トルコは国境をガッチリ守るでしょう(むしろクルド勢力を越境攻撃しかねない)けど、イラクやヨルダンといった隣国にまで影響が出かねません。
と、早速イスラエルがシリア軍の兵器がテロリストの手に渡るのを防ぐためだと空爆してるし!
中東で事があるたびに思いますが、あれだけ複雑な周辺に囲まれているのに「王政」の形を維持していて治安もそう悪くない海無し国ヨルダンって凄いと思います。常にギリギリの舵取りが必要だろうに。

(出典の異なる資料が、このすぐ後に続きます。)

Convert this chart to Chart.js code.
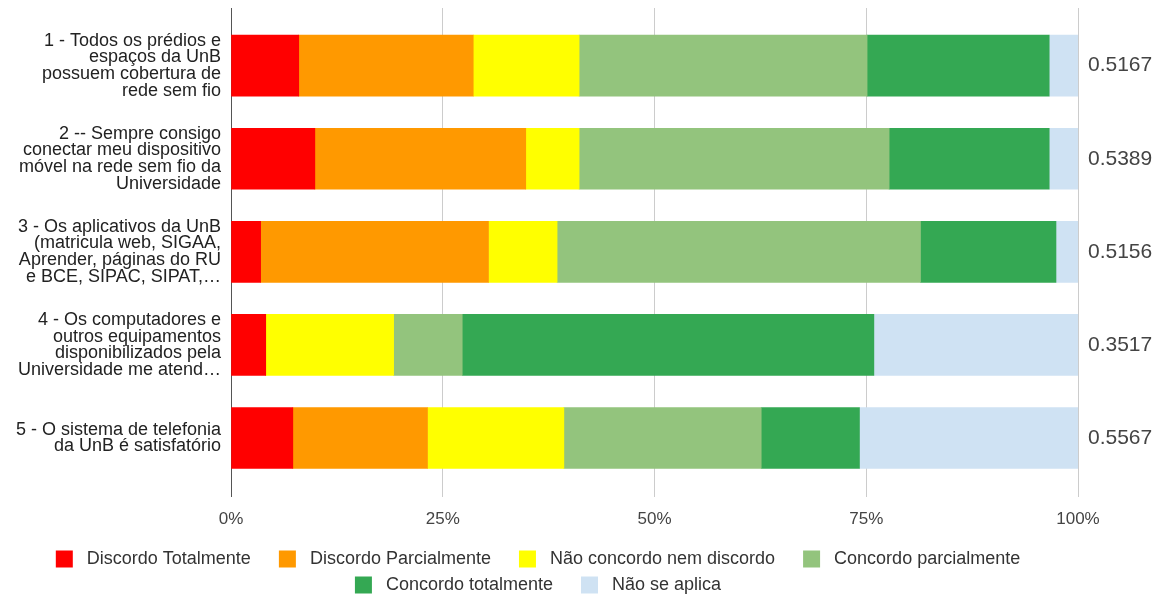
<!DOCTYPE html>
<html lang="pt-BR">
<head>
<meta charset="utf-8">
<title>Infraestrutura de TI da UnB</title>
<script src="https://cdn.jsdelivr.net/npm/chart.js@4.4.1/dist/chart.umd.min.js"></script>
<style>
  html, body { margin: 0; padding: 0; background: #ffffff; }
  #wrap { width: 1164px; height: 595px; position: relative; }
</style>
</head>
<body>
<div id="wrap"><canvas id="chart"></canvas></div>
<script>
// Survey statements (one bar each), wrapped as drawn on the axis
const questions = [
  ['1 - Todos os prédios e', 'espaços da UnB', 'possuem cobertura de', 'rede sem fio'],
  ['2 -- Sempre consigo', 'conectar meu dispositivo', 'móvel na rede sem fio da', 'Universidade'],
  ['3 - Os aplicativos da UnB', '(matricula web, SIGAA,', 'Aprender, páginas do RU', 'e BCE, SIPAC, SIPAT,…'],
  ['4 - Os computadores e', 'outros equipamentos', 'disponibilizados pela', 'Universidade me atend…'],
  ['5 - O sistema de telefonia', 'da UnB é satisfatório']
];

// Index shown to the right of each bar
const indexLabels = ['0.5167', '0.5389', '0.5156', '0.3517', '0.5567'];

// Share of answers (%) per statement
const discordoTotalmente   = [8.0, 9.9, 3.5, 4.1, 7.3];
const discordoParcialmente = [20.6, 24.9, 26.9, 0.0, 15.9];
const naoConcordoNemDisc   = [12.5, 6.3, 8.1, 15.1, 16.1];
const concordoParcialmente = [34.0, 36.6, 42.9, 8.1, 23.3];
const concordoTotalmente   = [21.5, 18.9, 16.0, 48.6, 11.6];
const naoSeAplica          = [3.4, 3.4, 2.6, 24.1, 25.8];

const xTicks = [0, 25, 50, 75, 100];

const seriesNames = ['Discordo Totalmente', 'Discordo Parcialmente', 'Não concordo nem discordo',
                     'Concordo parcialmente', 'Concordo totalmente', 'Não se aplica'];
const seriesValues = [discordoTotalmente, discordoParcialmente, naoConcordoNemDisc,
                      concordoParcialmente, concordoTotalmente, naoSeAplica];
const seriesColors = ['#ff0000', '#ff9900', '#ffff00', '#93c47d', '#34a853', '#cfe2f3'];

const FONT = "'Liberation Sans', Arial, sans-serif";

const datasets = seriesNames.map((name, s) => ({
  label: name,
  data: seriesValues[s].map((v, i) => ({ x: v, y: i })),
  backgroundColor: seriesColors[s],
  borderWidth: 0,
  barThickness: 61
}));

// Nudges the bottom legend to its place under the plot
const legendPlacement = {
  id: 'legendPlacement',
  afterLayout(chart) {
    const lg = chart.legend;
    if (!lg) return;
    const dx = -34, dy = -1;
    lg.left += dx; lg.right += dx;
    lg.top += dy; lg.bottom += dy;
  }
};

// Row axis: statements sit at integer positions 0..4
function rowAxis(position, width) {
  return {
    type: 'linear',
    position,
    min: -0.62,
    max: 4.63,
    reverse: true,
    offset: false,
    stacked: true,
    grid: { display: false, drawTicks: false, offset: false },
    border: { display: false },
    afterFit(scale) {
      scale.width = width;
      scale.paddingTop = 0;
      scale.paddingBottom = 0;
    }
  };
}

new Chart(document.getElementById('chart'), {
  type: 'bar',
  data: { datasets },
  plugins: [legendPlacement],
  options: {
    indexAxis: 'y',
    responsive: true,
    maintainAspectRatio: false,
    animation: false,
    layout: { padding: { top: 8, left: 0, right: 0, bottom: -10 } },
    scales: {
      x: {
        type: 'linear',
        min: 0,
        max: 100,
        stacked: true,
        afterBuildTicks(scale) { scale.ticks = xTicks.map(v => ({ value: v })); },
        grid: {
          color: ctx => (ctx.tick && ctx.tick.value === 0) ? '#555555' : '#cccccc',
          lineWidth: 1,
          drawTicks: false
        },
        border: { display: false },
        ticks: {
          padding: 13,
          color: '#444444',
          font: { family: FONT, size: 17 },
          callback: v => v + '%'
        }
      },
      y: Object.assign(rowAxis('left', 231), {
        ticks: {
          stepSize: 1,
          autoSkip: false,
          padding: 10,
          color: '#222222',
          font: { family: FONT, size: 18, lineHeight: 0.93 },
          callback: v => Number.isInteger(v) && questions[v] ? questions[v] : ''
        }
      }),
      y2: Object.assign(rowAxis('right', 86), {
        ticks: {
          stepSize: 1,
          autoSkip: false,
          padding: 10,
          color: '#444444',
          font: { family: FONT, size: 21 },
          callback: v => Number.isInteger(v) && indexLabels[v] ? indexLabels[v] : ''
        }
      })
    },
    plugins: {
      tooltip: { enabled: false },
      legend: {
        position: 'bottom',
        labels: {
          boxWidth: 17,
          boxHeight: 17,
          padding: 8,
          color: '#333333',
          font: { family: FONT, size: 18 },
          generateLabels(chart) {
            const items = Chart.defaults.plugins.legend.labels.generateLabels(chart);
            items.forEach(it => { it.text = ' ' + it.text + '    '; it.lineWidth = 0; });
            return items;
          }
        }
      }
    }
  }
});
</script>
</body>
</html>
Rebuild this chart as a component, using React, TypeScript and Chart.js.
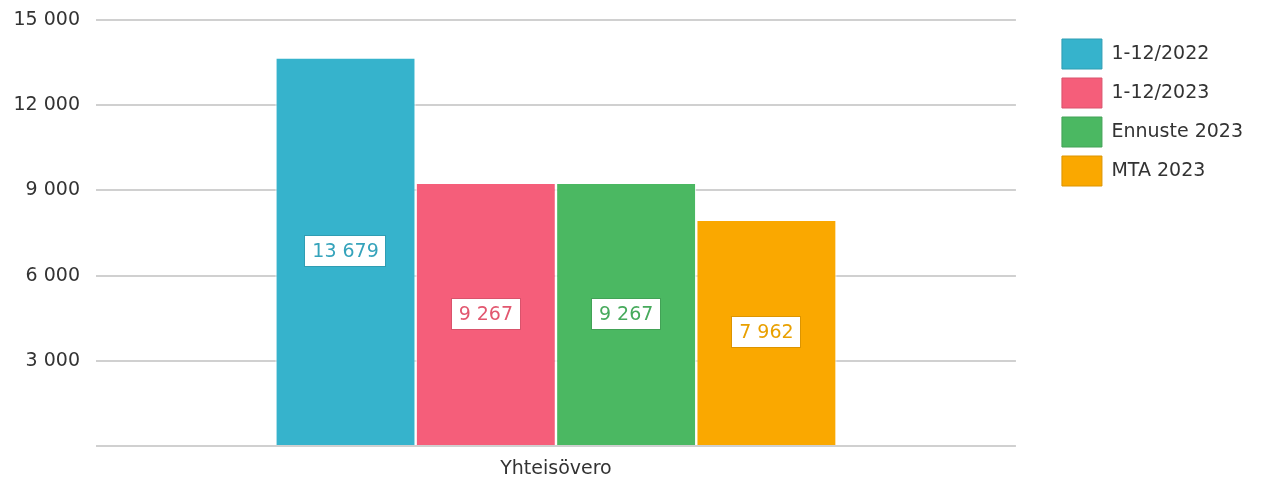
import React, { useEffect, useRef } from "react";
import { Chart, registerables } from "chart.js";

Chart.register(...registerables);

const categories = ["Yhteisövero"];
const seriesNames = ["1-12/2022", "1-12/2023", "Ennuste 2023", "MTA 2023"];
const seriesValues = [[13679], [9267], [9267], [7962]];
const seriesColors = ["#36b3cc", "#f55e7a", "#4bb862", "#faa800"];
const legendBorderColors = ["#2f9db3", "#d9536c", "#42a256", "#dc9400"];
const labelTextColors = ["#35a3bb", "#e2576f", "#47aa5c", "#e9a000"];
const yTicks = [0, 3000, 6000, 9000, 12000, 15000];

const FONT = "'DejaVu Sans', sans-serif";

function fmt(v: number): string {
  return String(Math.round(v)).replace(/\B(?=(\d{3})+(?!\d))/g, " ");
}

const valueLabelPlugin = {
  id: "valueLabels",
  afterDatasetsDraw(chart: any) {
    const ctx = chart.ctx;
    ctx.save();
    ctx.font = `19px ${FONT}`;
    ctx.textAlign = "center";
    ctx.textBaseline = "middle";
    chart.data.datasets.forEach((ds: any, di: number) => {
      const meta = chart.getDatasetMeta(di);
      meta.data.forEach((bar: any, i: number) => {
        const v = ds.data[i];
        const text = fmt(v);
        const w = ctx.measureText(text).width + 16;
        const h = 32;
        const cx = bar.x;
        const cy = (bar.y + bar.base) / 2;
        ctx.fillStyle = "#ffffff";
        ctx.fillRect(Math.round(cx - w / 2), Math.round(cy - h / 2), Math.round(w), h);
        ctx.strokeStyle = legendBorderColors[di];
        ctx.lineWidth = 1;
        ctx.strokeRect(Math.round(cx - w / 2) + 0.5, Math.round(cy - h / 2) + 0.5, Math.round(w) - 1, h - 1);
        ctx.fillStyle = labelTextColors[di];
        ctx.fillText(text, cx, cy + 1);
      });
    });
    ctx.restore();
  },
};

export default function App() {
  const canvasRef = useRef<HTMLCanvasElement | null>(null);

  useEffect(() => {
    const canvas = canvasRef.current;
    if (!canvas) return;
    const chart = new Chart(canvas, {
      type: "bar",
      data: {
        labels: categories,
        datasets: seriesNames.map((name, i) => ({
          label: name,
          data: seriesValues[i],
          backgroundColor: seriesColors[i],
          borderColor: "rgba(255,255,255,0.8)",
          borderWidth: 1.2,
          barPercentage: 1,
          categoryPercentage: 0.61,
        })),
      },
      options: {
        responsive: false,
        animation: false,
        layout: { padding: { left: 9, right: 12, top: 20, bottom: 0 } },
        font: { family: FONT },
        scales: {
          x: {
            grid: { display: false, drawTicks: false },
            border: { display: false },
            afterFit: (scale: any) => {
              scale.height = 37;
            },
            ticks: { color: "#333333", font: { family: FONT, size: 19, lineHeight: 0.2 }, padding: 21 },
          },
          y: {
            min: 0,
            max: 15000,
            afterBuildTicks: (scale: any) => {
              scale.ticks = yTicks.map((v) => ({ value: v }));
            },
            afterFit: (scale: any) => {
              scale.width = 87;
            },
            grid: { color: "#d0d0d0", lineWidth: 2, drawTicks: false },
            border: { display: false },
            ticks: {
              color: "#333333",
              font: { family: FONT, size: 19, lineHeight: 0.4 },
              padding: 16,
              callback: (v: any) => (Number(v) === 0 ? "" : fmt(Number(v))),
            },
          },
          spacer: {
            type: "linear",
            position: "right",
            display: true,
            grid: { display: false },
            border: { display: false },
            ticks: { display: false },
            afterFit: (scale: any) => {
              scale.width = 37;
            },
          },
        },
        plugins: {
          tooltip: { enabled: false },
          legend: {
            position: "right",
            align: "start",
            title: { display: true, text: "", font: { size: 10, lineHeight: 1 }, padding: 0 },
            labels: {
              boxWidth: 40,
              boxHeight: 30,
              padding: 9,
              color: "#333333",
              font: { family: FONT, size: 19 },
              generateLabels: (ch: any) =>
                ch.data.datasets.map((ds: any, i: number) => ({
                  text: ds.label,
                  fillStyle: seriesColors[i],
                  strokeStyle: legendBorderColors[i],
                  lineWidth: 1,
                  hidden: false,
                  datasetIndex: i,
                  fontColor: "#333333",
                })),
            },
          },
        },
      } as any,
      plugins: [valueLabelPlugin],
    });
    return () => chart.destroy();
  }, []);

  return (
    <div style={{ position: "fixed", left: 0, top: 0, width: 1265, height: 483, background: "#fff" }}>
      <canvas ref={canvasRef} width={1265} height={483} />
    </div>
  );
}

。
投稿: 山形 | 2024年12月 9日 (月) 06時27分
書き忘れた。
純粋に軍事情報発信者として、ミリレポさんならほぼ間違いなく信用出来る情報ですね。
ユーチューブで時々見てます。
投稿: 山形 | 2024年12月 9日 (月) 06時31分
ロシア軍はあきれるほど逃げ足が速かったですね。
あと、表立ってはトルコの存在感が増すように思いますが、ダマスカスでの電光石火ぶりはイスラエルの関与が濃厚だと思います。
トルコはシリアの今後について、「異なる価値観が平和的に共存するシリアを見てみたい」とか、すっとぼけた綺麗ごとを言ってますが、これで一つ独裁国家が消滅した事は僥倖です。
「反独裁」を貫いた政権の誕生を望みたいところです。
投稿: 山路 敬介(宮古) | 2024年12月 9日 (月) 10時11分
それにしてもかつては「イスラム国」の猛攻を跳ね除け国土の多くを奪還したシリア政府軍がわずか10年ほどでここまで弱体化していたとは…何があったんでしょうねぇ。もうアサド政権崩壊はありえないと思っていました。